Owning a share entitles you to show up once a year to approve a slate of directors. Prospective candidates for the board are invited by existing board members, with the nods usually given to prominent local businessmen and community notables. “It’s such an honor when they ask you to join the board,” says Peter M. Platten III, a former vice-president of the Packers and CEO of Valley Bancorporation. “We all grew up here with this team, so when they ask, you feel like you’ve been recognized.”

The board in turn elects the executive committee, which makes the important business decisions about running the organization. The biggest is who should be CEO of the Packers—the role that for every other franchise is played by its owner.

Nothing like the Packers can happen again. The NFL’s ownership rules forbid the model of public shareholders; the NFL’s goal is to ensure that clubs have a single owner with financial resources and management accountability.

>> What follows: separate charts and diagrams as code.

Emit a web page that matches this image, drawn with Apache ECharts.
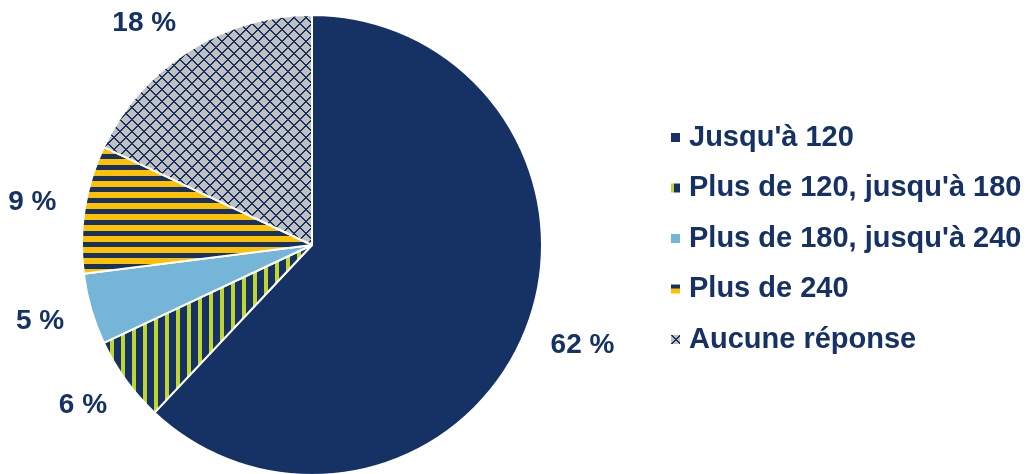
<!DOCTYPE html>
<html>
<head>
<meta charset="utf-8">
<script src="https://cdn.jsdelivr.net/npm/echarts@6/dist/echarts.min.js"></script>
<style>
html,body{margin:0;padding:0;background:#fff;}
#chart{width:1030px;height:474px;}
</style>
</head>
<body>
<div id="chart"></div>
<script>
var categories = ["Jusqu'à 120", "Plus de 120, jusqu'à 180", "Plus de 180, jusqu'à 240", "Plus de 240", "Aucune réponse"];
var shares = [62, 6, 5, 9, 18];

var NAVY = '#163264';
var FONT = '"Liberation Sans", Arial, sans-serif';
var CX = 312, CY = 245, R = 230, LABEL_R = 256, MIN_TOP = 9;

function makeTile(size, draw) {
  var c = document.createElement('canvas');
  c.width = size; c.height = size;
  var g = c.getContext('2d');
  draw(g, size);
  return c;
}
var vStripes = makeTile(11, function (g, s) {
  g.fillStyle = NAVY; g.fillRect(0, 0, s, s);
  g.fillStyle = '#bfd630'; g.fillRect(0, 0, 4, s);
});
var hStripes = makeTile(11, function (g, s) {
  g.fillStyle = '#ffc000'; g.fillRect(0, 0, s, s);
  g.fillStyle = NAVY; g.fillRect(0, 0, s, 5);
});
var hatch = makeTile(12, function (g, s) {
  g.fillStyle = '#c0c0c0'; g.fillRect(0, 0, s, s);
  g.fillStyle = NAVY;
  for (var i = 0; i < s; i++) {
    g.fillRect(i, i, 1, 1);
    g.fillRect((i + 1) % s, i, 1, 1);
    g.fillRect(s - 1 - i, i, 1, 1);
    g.fillRect((2 * s - 2 - i) % s, i, 1, 1);
  }
});

var fills = [
  NAVY,
  { image: vStripes, repeat: 'repeat' },
  '#75b5d8',
  { image: hStripes, repeat: 'repeat' },
  { image: hatch, repeat: 'repeat' }
];

var mainData = categories.map(function (n, i) {
  return { name: n, value: shares[i], itemStyle: { color: fills[i] } };
});
var labelData = categories.map(function (n, i) {
  return { name: n, value: shares[i] };
});

// Place each label box outward from its anchor point (Excel "outside end" style)
function outsideEnd(p) {
  var r = p.labelRect;
  var cx = r.x + r.width / 2, cy = r.y + r.height / 2;
  var vx = cx - CX, vy = cy - CY;
  var d = Math.sqrt(vx * vx + vy * vy) || 1;
  var ux = vx / d, uy = vy / d;
  var nx = cx + ux * r.width / 2;
  var ny = cy + uy * r.height / 2;
  if (ny - r.height / 2 < MIN_TOP) {
    var rho = Math.sqrt((nx - CX) * (nx - CX) + (ny - CY) * (ny - CY));
    ny = MIN_TOP + r.height / 2;
    var dyy = ny - CY;
    nx = CX + (nx < CX ? -1 : 1) * Math.sqrt(Math.max(0, rho * rho - dyy * dyy));
  }
  return { dx: nx - cx, dy: ny - cy };
}

var chart = echarts.init(document.getElementById('chart'), null, { renderer: 'canvas' });
chart.setOption({
  animation: false,
  legend: {
    orient: 'vertical',
    left: 664,
    top: 118,
    itemWidth: 11,
    itemHeight: 11,
    itemGap: 21.5,
    icon: 'rect',
    data: categories,
    textStyle: { fontFamily: FONT, fontSize: 29, fontWeight: 'bold', color: NAVY, lineHeight: 28, padding: [0, 0, 0, 3] }
  },
  series: [
    {
      type: 'pie',
      center: [CX, CY],
      radius: R,
      startAngle: 90,
      clockwise: true,
      avoidLabelOverlap: false,
      label: { show: false },
      labelLine: { show: false },
      itemStyle: { borderColor: '#ffffff', borderWidth: 2 },
      emphasis: { disabled: true },
      data: mainData
    },
    {
      type: 'pie',
      center: [CX, CY],
      radius: [LABEL_R - 6, LABEL_R + 6],
      startAngle: 90,
      clockwise: true,
      silent: true,
      legendHoverLink: false,
      itemStyle: { color: 'rgba(0,0,0,0)' },
      label: {
        show: true,
        position: 'inside',
        formatter: '{c} %',
        fontFamily: FONT,
        fontSize: 28,
        fontWeight: 'bold',
        color: NAVY
      },
      labelLayout: outsideEnd,
      labelLine: { show: false },
      emphasis: { disabled: true },
      data: labelData
    }
  ]
});
</script>
</body>
</html>
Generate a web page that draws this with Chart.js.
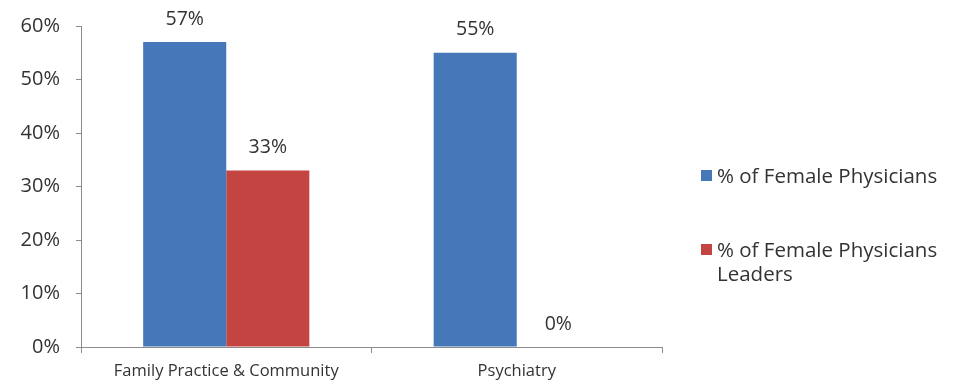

Ultimately, the Packers are able to thrive in ways others cannot because the team is a cultural icon—a symbol of America’s love of the underdog who over performs. The intensity of feeling at Lambeau every home game is common to only a handful of other pro sports venues in the country—Fenway Park before a playoff game might come closest. There is the game on the field, and then there is the sense of those 60,000 in attendance that they are involved in something bigger than the sport; they’re honouring a compact.

As he paces the sidelines before the kickoff, Chief Executive Officer Mark Murphy is mindful of that heritage, that special bond between team and town that he is charged with carrying forward. “We’re stewards,” he says, looking up from the playing field to the fans filing into Lambeau. “We’re taking care of the Packers for the next generation.”



TODAY, Green Bay - tomorrow: Paisley, or Kilmarnock, or even Govan - why not?